WORK REQUIRED
Give back exactly the lines that run from the beginning of the entries to the line containing "let fontSize = 25;", both included, and nothing else.

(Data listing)
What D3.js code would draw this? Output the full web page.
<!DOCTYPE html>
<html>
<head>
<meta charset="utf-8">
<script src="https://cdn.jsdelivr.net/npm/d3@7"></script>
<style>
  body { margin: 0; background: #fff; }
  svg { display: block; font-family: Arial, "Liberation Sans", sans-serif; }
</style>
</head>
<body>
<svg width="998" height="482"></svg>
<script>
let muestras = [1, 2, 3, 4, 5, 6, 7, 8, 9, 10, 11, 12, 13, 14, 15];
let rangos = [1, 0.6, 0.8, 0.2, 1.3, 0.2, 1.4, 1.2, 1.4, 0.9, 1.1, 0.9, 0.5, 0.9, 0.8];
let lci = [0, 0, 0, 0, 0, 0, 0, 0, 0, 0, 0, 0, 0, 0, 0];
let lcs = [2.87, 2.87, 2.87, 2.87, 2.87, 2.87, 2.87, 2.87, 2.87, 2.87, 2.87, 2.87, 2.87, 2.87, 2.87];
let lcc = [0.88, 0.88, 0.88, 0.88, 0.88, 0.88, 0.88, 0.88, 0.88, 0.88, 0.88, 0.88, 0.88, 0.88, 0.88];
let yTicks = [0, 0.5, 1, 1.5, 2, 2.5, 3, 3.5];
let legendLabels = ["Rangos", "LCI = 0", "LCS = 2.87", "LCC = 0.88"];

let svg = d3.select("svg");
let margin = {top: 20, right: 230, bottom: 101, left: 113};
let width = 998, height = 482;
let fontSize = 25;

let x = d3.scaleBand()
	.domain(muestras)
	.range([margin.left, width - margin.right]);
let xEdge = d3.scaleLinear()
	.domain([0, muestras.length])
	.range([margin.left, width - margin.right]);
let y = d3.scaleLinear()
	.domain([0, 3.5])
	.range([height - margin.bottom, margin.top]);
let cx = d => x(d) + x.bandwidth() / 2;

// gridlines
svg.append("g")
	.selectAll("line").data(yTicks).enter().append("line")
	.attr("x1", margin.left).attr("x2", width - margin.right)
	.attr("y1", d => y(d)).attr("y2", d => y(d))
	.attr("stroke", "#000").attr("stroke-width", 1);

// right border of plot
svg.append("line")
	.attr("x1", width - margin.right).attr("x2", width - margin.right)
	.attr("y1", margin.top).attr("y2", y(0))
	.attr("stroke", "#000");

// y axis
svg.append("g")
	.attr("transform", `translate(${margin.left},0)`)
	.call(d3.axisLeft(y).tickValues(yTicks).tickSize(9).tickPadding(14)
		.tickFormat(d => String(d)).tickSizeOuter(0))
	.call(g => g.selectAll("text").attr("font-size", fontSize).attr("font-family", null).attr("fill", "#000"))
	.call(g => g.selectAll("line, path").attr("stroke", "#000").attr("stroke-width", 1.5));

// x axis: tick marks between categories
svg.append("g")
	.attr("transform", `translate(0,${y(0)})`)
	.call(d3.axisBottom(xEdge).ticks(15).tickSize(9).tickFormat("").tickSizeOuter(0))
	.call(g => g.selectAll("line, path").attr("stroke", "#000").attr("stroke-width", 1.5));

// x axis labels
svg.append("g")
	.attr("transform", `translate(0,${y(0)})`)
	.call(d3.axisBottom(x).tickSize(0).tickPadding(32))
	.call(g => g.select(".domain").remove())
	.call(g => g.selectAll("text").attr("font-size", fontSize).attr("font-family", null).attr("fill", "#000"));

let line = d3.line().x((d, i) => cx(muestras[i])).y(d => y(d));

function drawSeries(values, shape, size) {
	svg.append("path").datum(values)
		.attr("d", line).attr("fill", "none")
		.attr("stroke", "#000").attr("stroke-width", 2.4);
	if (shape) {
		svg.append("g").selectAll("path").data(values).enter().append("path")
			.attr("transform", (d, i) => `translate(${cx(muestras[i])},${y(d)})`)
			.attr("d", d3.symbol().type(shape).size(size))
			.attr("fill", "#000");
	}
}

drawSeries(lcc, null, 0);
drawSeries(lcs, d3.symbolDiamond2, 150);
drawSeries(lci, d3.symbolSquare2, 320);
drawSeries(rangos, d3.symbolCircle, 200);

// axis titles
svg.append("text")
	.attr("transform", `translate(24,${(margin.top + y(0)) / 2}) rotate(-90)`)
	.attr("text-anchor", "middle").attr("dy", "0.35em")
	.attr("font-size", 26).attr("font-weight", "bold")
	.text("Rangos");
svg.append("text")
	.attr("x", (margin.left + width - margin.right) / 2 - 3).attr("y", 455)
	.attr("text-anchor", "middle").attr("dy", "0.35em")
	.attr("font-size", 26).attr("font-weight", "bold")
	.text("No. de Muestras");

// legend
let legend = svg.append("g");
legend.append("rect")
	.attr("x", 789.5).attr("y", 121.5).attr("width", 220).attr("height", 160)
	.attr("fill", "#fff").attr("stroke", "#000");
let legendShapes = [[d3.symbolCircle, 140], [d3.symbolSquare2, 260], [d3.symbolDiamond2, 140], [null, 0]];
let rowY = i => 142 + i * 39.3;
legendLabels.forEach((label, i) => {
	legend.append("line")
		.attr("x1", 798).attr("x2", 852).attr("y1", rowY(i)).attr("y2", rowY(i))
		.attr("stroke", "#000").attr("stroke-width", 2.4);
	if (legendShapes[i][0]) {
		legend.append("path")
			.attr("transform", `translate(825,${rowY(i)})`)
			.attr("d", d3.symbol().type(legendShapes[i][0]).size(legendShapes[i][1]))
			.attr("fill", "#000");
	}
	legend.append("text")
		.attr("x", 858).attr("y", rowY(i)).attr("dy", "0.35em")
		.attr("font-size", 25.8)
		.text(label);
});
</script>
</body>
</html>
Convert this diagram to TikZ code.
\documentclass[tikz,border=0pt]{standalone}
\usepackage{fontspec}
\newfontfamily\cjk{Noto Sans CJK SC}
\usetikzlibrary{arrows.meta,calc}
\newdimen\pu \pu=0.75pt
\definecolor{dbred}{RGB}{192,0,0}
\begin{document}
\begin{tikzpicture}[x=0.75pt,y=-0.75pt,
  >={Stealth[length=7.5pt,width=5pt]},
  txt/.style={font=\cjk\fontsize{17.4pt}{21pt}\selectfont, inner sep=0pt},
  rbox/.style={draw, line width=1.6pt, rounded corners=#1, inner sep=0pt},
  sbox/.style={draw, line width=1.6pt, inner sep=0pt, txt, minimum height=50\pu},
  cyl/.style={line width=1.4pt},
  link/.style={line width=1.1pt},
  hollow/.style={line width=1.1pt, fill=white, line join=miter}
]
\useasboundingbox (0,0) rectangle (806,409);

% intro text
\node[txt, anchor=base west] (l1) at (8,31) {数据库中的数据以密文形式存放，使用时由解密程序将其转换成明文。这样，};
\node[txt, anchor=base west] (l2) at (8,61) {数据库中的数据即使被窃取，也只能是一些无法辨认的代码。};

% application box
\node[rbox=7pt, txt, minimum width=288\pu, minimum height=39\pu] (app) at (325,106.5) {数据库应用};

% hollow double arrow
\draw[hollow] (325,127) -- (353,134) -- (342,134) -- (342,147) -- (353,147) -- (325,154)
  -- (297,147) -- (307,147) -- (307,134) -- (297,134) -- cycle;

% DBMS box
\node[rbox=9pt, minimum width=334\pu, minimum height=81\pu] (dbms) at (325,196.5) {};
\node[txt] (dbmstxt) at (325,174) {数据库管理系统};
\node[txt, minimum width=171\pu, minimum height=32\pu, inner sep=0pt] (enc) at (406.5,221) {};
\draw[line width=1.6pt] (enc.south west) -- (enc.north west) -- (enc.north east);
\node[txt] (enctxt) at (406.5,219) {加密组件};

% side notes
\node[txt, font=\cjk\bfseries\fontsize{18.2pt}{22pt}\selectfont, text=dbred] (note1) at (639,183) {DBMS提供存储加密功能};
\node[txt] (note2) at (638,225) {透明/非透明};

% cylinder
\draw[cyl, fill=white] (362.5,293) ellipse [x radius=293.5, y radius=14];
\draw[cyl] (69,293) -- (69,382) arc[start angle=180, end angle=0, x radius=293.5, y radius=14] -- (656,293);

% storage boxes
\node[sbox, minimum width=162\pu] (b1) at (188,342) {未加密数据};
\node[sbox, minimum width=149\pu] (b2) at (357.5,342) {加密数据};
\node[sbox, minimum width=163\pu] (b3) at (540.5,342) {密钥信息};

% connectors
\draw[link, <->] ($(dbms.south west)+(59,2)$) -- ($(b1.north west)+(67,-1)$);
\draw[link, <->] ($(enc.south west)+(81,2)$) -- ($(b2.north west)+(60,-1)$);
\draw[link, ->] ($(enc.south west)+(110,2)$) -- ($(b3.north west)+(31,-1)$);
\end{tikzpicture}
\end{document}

SOLUTION FOR THIS TASK
What D3.js code would draw this? Output the full web page.
<!DOCTYPE html>
<html>
<head>
<meta charset="utf-8">
<script src="https://cdn.jsdelivr.net/npm/d3@7"></script>
<style>
  body { margin: 0; background: #fff; }
  svg { display: block; font-family: Arial, "Liberation Sans", sans-serif; }
</style>
</head>
<body>
<svg width="998" height="482"></svg>
<script>
let muestras = [1, 2, 3, 4, 5, 6, 7, 8, 9, 10, 11, 12, 13, 14, 15];
let rangos = [1, 0.6, 0.8, 0.2, 1.3, 0.2, 1.4, 1.2, 1.4, 0.9, 1.1, 0.9, 0.5, 0.9, 0.8];
let lci = [0, 0, 0, 0, 0, 0, 0, 0, 0, 0, 0, 0, 0, 0, 0];
let lcs = [2.87, 2.87, 2.87, 2.87, 2.87, 2.87, 2.87, 2.87, 2.87, 2.87, 2.87, 2.87, 2.87, 2.87, 2.87];
let lcc = [0.88, 0.88, 0.88, 0.88, 0.88, 0.88, 0.88, 0.88, 0.88, 0.88, 0.88, 0.88, 0.88, 0.88, 0.88];
let yTicks = [0, 0.5, 1, 1.5, 2, 2.5, 3, 3.5];
let legendLabels = ["Rangos", "LCI = 0", "LCS = 2.87", "LCC = 0.88"];

let svg = d3.select("svg");
let margin = {top: 20, right: 230, bottom: 101, left: 113};
let width = 998, height = 482;
let fontSize = 25;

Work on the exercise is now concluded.